# K-Means Clustering

Given a set of input $$x_i$$, K-means clustering finds a set C of cluster
centers that minimizes the inertia, defined as $$ \sum_{i=0}^{n} \min_{\mu_j \in
C} (||x_i - \mu_j||^2) $$.

![kmeans](kmeans.png)

The **K-means** algorithm, or **Lloyd's algorithm**, is an iterative approach
where each iteration involves assigning each input point to its closest cluster,
followed by recomputing the new value of the cluster center as the mean of the
points assigned to it. It runs full-batch, which means each iteration goes
through the full set of inputs to compute a new set of cluster centers.
Convergence is typically pretty fast, in terms of number of iterations, but
there can be local minima.

**[Mini-batch K-means](https://www.eecs.tufts.edu/~dsculley/papers/fastkmeans.pdf)**
is a stochastic variant of Lloyd's algorithm which updates the cluster centers
based on a mini-batch of data. It converges much faster than the full-batch
version, especially for large data sets, and the quality is typically close to
the full-batch version.

**[K-Means++](http://ilpubs.stanford.edu:8090/778/1/2006-13.pdf)** is an
approach for computing the initial cluster assignments that is expensive but is
typically less prone to getting stuck in bad local minima.

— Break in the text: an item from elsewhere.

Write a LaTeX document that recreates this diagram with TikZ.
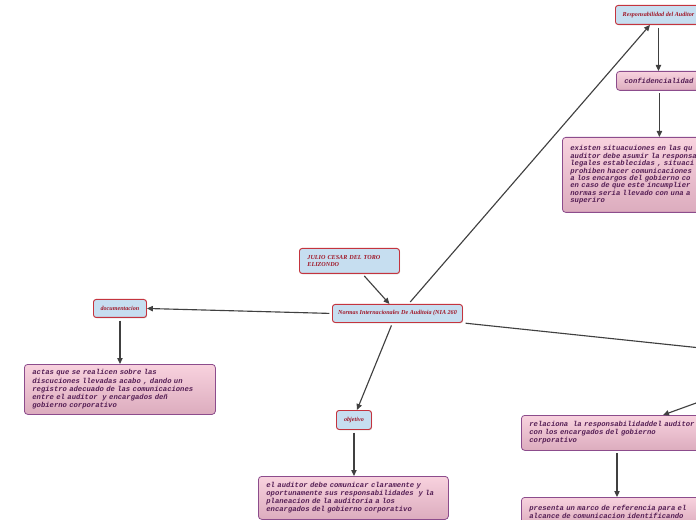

**[k-MC2](https://www.aaai.org/ocs/index.php/AAAI/AAAI16/paper/view/12147/11759)**
provides a very fast seeding method that provides high quality centers
comparable to K-Means++ seeding. k-MC2 works particularly well if it is combined
with Mini-batch K-Means.

We provide distributed implementations of both full-batch and mini-batch K-Means
algorithm. K-Means++, k-MC2 and random initialization are supported. The user
can also choose between **Cosine** and **Squared Euclidean** distance metrics.